Todos los presidentes de las décadas últimas, tanto los de facto como los elegidos en comicios más o menos limpios, llegaron al poder porque una proporción importante de la ciudadanía los tomó por restauradores de la normalidad, por hombres que pronto restituirían todo lo robado o extraviado por peronistas corruptos, militares salvajes, radicales incompetentes o, conforme a los convencidos de la inocencia nacional, por un mundo exterior insaciable comprometido con teorías económicas inhumanas. Todos fracasaron porque nunca hubo tal normalidad, sólo momentos de desahogo para algunos que se esfumaron antes de que la mayoría pudiera disfrutarlos.

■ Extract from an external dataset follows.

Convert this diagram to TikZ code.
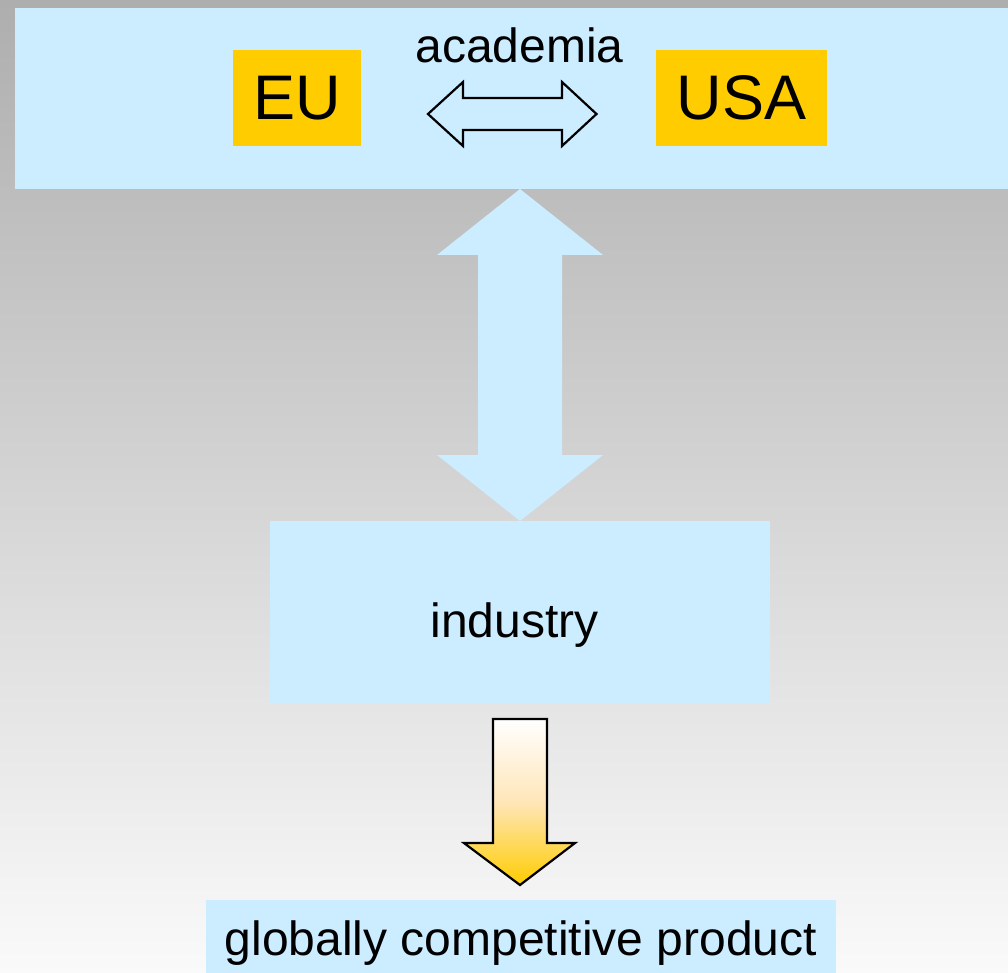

El producto per cápita argentino es de aproximadamente 8 mil dólares anuales; el norteamericano roza los 38 mil, el de Francia y el Reino Unido los 26 mil. Puesto que muchas personas se las arreglan para vivir mejor que el norteamericano o europeo del montón y muchas más se quejan amargamente por no poder emularlos, ya sabemos todo lo que necesitamos saber sobre la causa básica de la bronca que se ha apoderado de tanta gente. Sin embargo, mientras que en otros tiempos los habituados a creerse víctimas de un error apenas comprensible se hubieran encolumnado tras alguno que otro salvador pertrechados de soluciones instantáneas, en la actualidad muy pocos están dispuestos a confiar en los vendedores de panaceas. La mayoría entiende que el futuro será duro, durísimo, razón por el cual es por lo menos factible que resulte ser un tanto mejor que el pasado reciente.